DIRECTIONS FOR THIS TASK => Show all lines from the data that include the word "React".

INFORMATION PROVIDED =>
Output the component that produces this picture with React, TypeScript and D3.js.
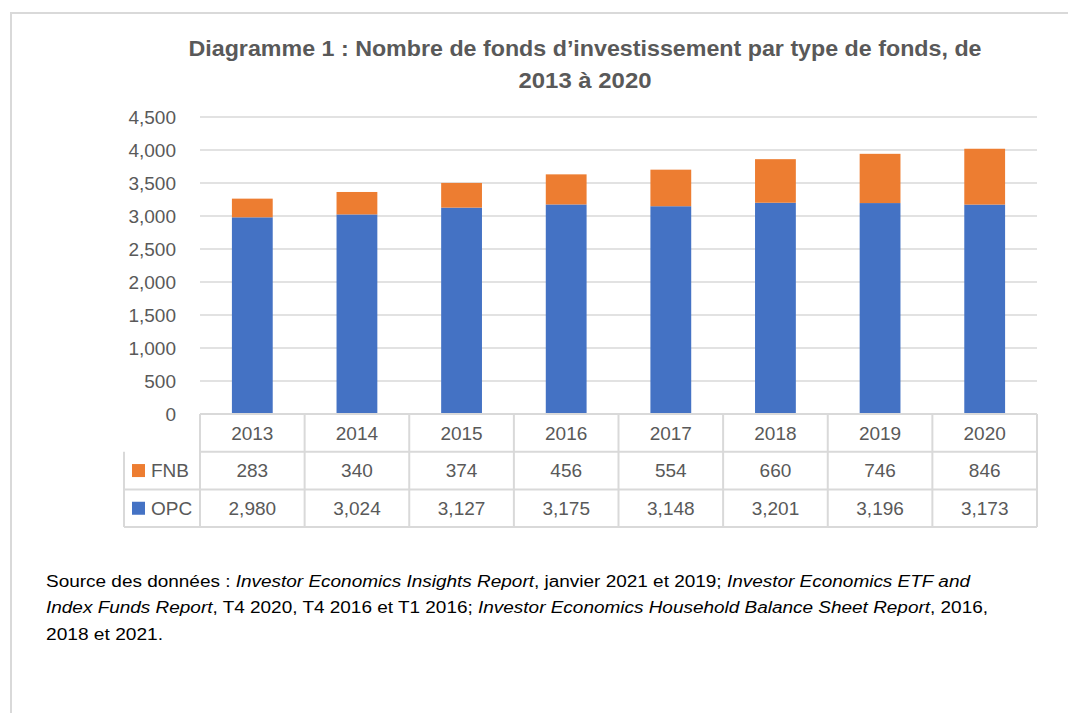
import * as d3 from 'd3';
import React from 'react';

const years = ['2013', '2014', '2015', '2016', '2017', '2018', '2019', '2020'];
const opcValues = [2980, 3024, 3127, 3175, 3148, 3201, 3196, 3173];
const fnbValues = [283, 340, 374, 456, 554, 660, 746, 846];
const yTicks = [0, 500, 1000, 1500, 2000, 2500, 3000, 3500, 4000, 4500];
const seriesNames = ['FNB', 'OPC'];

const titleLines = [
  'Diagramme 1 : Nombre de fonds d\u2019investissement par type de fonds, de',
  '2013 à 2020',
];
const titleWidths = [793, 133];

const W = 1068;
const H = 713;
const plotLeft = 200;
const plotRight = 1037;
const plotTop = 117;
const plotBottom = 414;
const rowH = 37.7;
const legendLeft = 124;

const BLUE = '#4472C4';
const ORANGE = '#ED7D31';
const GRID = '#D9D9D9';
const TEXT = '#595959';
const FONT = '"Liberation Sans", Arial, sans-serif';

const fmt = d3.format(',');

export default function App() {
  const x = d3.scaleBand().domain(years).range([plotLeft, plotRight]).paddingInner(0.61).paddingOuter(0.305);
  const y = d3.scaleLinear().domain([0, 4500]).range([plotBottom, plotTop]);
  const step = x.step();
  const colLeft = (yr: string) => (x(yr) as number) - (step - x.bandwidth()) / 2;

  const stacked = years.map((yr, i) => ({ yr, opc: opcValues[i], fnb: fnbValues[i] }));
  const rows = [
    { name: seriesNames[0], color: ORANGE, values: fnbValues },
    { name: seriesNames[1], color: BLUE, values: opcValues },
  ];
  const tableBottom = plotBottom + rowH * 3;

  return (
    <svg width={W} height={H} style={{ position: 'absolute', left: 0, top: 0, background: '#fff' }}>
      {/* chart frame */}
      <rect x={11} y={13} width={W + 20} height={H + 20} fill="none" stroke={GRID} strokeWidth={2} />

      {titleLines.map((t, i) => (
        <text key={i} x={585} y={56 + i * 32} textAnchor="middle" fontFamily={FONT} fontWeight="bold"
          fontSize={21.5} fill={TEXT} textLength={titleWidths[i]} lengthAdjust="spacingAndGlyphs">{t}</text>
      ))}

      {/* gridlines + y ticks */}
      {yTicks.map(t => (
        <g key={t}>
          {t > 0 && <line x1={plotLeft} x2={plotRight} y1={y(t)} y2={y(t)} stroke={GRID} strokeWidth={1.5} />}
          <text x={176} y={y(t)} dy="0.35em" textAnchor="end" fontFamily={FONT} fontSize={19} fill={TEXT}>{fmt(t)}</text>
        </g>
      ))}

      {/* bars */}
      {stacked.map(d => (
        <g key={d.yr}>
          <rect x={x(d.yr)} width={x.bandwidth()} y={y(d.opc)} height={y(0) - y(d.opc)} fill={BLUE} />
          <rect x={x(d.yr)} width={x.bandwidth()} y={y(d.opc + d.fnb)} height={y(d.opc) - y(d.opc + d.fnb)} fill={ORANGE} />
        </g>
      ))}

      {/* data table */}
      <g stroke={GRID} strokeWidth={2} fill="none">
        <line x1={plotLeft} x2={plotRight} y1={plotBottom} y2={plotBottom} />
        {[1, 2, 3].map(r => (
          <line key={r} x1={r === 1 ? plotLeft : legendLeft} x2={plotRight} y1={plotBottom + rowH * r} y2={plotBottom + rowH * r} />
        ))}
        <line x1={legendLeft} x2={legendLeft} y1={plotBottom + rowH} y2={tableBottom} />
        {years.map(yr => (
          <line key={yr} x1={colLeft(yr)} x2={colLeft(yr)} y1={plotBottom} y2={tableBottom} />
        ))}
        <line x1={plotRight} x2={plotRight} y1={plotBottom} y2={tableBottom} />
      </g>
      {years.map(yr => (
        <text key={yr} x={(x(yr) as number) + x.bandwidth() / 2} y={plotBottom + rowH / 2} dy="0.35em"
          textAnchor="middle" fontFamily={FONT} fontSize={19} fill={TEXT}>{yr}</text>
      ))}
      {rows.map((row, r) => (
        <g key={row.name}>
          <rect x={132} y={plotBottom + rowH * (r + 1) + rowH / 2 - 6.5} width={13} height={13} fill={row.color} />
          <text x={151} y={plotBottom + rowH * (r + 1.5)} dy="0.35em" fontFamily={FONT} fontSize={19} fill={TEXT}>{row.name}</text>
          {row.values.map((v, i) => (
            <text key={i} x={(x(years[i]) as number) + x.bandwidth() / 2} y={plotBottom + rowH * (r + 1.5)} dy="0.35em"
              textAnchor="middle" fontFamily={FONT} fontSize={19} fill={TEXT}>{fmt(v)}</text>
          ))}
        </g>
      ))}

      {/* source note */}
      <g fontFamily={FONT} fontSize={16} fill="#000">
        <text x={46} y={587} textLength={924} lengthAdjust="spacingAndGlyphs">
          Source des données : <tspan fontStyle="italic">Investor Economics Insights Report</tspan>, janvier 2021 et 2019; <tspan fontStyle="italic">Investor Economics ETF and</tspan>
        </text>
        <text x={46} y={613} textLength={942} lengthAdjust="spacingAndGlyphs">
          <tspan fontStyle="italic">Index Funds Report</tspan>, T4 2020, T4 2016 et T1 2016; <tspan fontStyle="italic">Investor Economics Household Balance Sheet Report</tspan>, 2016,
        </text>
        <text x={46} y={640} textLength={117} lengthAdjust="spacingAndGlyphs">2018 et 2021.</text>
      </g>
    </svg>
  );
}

TASK RESPONSE =>
Output the component that produces this picture with React, TypeScript and D3.js.
import React from 'react';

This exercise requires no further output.